I thought about this a lot while watching this episode of Mindhunter. Focused almost exclusively on the murder and mutilation case that Bill Tench, Holden Ford, and local cop Mark Ocasek started working in the previous installment, it’s the story of three investigators hashing things out as they go, testing competing theories of the crime with no slam dunks in sight. It’s not about winnowing out false leads until the one true answer is found—even though they make an arrest by the end of the hour, the exact circumstances of the killing remain a mystery. Rather, it’s about trying to figure things out in a field, and a world, where there are no sure things. It’s a very different way to write a procedural.

If you’re looking for what makes this work, start with Detective Ocasek. Altoona, Pennsylvania’s Finest isn’t the best cop on the beat by any stretch of the imagination. A quiet, church-going type, he’s too soft on suspects and too eager to clear his beloved community of guilt for the horrible crime that’s been committed there. Bill and Holden spend half the episode shooting him dirty looks over every minor screw-up. But he’s not the stock character he might be on other shows—the local yokel whose ignorance, incompetence, and naîveté serve as an example of what not to do that the more seasoned investigators must overcome. He’s just a bit out of his depth with a case this extraordinary, is all. And despite their impatience with him, Ford and Tench value his insights into the personalities and histories of the suspects, as well as the community ties that enable him to access information they wouldn’t even think of looking for, much less be able to find on their own. When they take him out for beers to shoot the shit about the case, they’re not just doing it to be nice—they want to know what he thinks, because they’re not sure themselves.

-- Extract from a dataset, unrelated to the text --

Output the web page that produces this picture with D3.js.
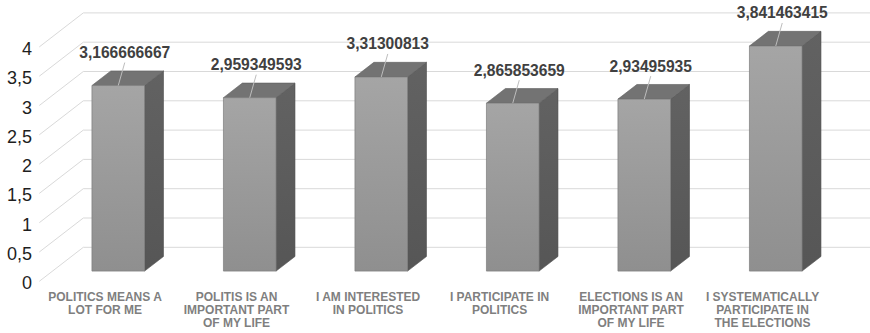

In part, that’s because the crime isn’t fitting the rudimentary patterns they’ve sussed out so far. The timing and nature of the assault, murder, and desecration of the corpse send mixed messages—“two different presentations,” as their teammate Dr. Carr puts it. The science of “sequence killers” the three of them are working to establish is still so new that their profiling techniques are uncertain even under the best of circumstances. For all they know, an outlier like this may not even be an outlier at all; what they think they know could simply be wrong.

From our vantage point in the true-crime saturated year of 2017, it’s a bit easier to figure out. The crime was committed by two different men, working in an uneasy partnership: the victim’s milquetoast “fiancé” Benjamin Barnwright and his assertive, abusive brother-in-law Frank Janderman (Jospeh Cross and Jesse C. Boyd, the latest in the show’s string of nuanced, un-showy portrayals of murderers). But that doesn’t matter in the moment, anymore than our present-day understanding of computing made the Halt And Catch Fire scenario any less tricky to untangle.

As Ford, Tench, and Ocasek interrogate both men and their female family members, you can see why they might disagree about their believability, potential motives, and ability to carry out the killing. They have their suspicions, some of which are borne out—Holden’s gut instinct that Benjamin’s constant crying jags indicated deflection rather than vulnerability, say, or Mark’s decision to look into Frank’s background and bring him in for questioning. But until Rose (Jackie Renee Robinson), Benjy’s sister and Frank’s wife, comes clean about her involvement in the murder’s cover-up, suspicions are all they really are.

More than any other genre of television drama, procedurals are defined by formula. Yet as Mindhunter settles into this mode, its focus on process and conversation rather than goals and solutions have helped keep it clear of the cliches that bog down its CBS and NBC antecedents. It feels open even when the cases are closed.


Stray observations

  • DebbieWatch™: In the only scene not directly tied to the Altoona case, Ms. Mitford’s pulling an all-nighter while doing speed and blasting the Sweet’s “Fox on the Run.” Who hasn’t, right? So that’s not so bad. The bit where talks about faking tears in order to get a better grade out of one of her professors, on the other hand…Is no one on the writing staff troubled by the fact that every time Holden learns something new about sociopaths, the show’s main female character provides an in-home demonstration for him? At least the part where he grills her about how many sexual partners she’s had is supposed to make us uncomfortable.
  • As Rose, Jackie Renee Robnsion reads like a Rust Belt Shelly Duvall from The Shining.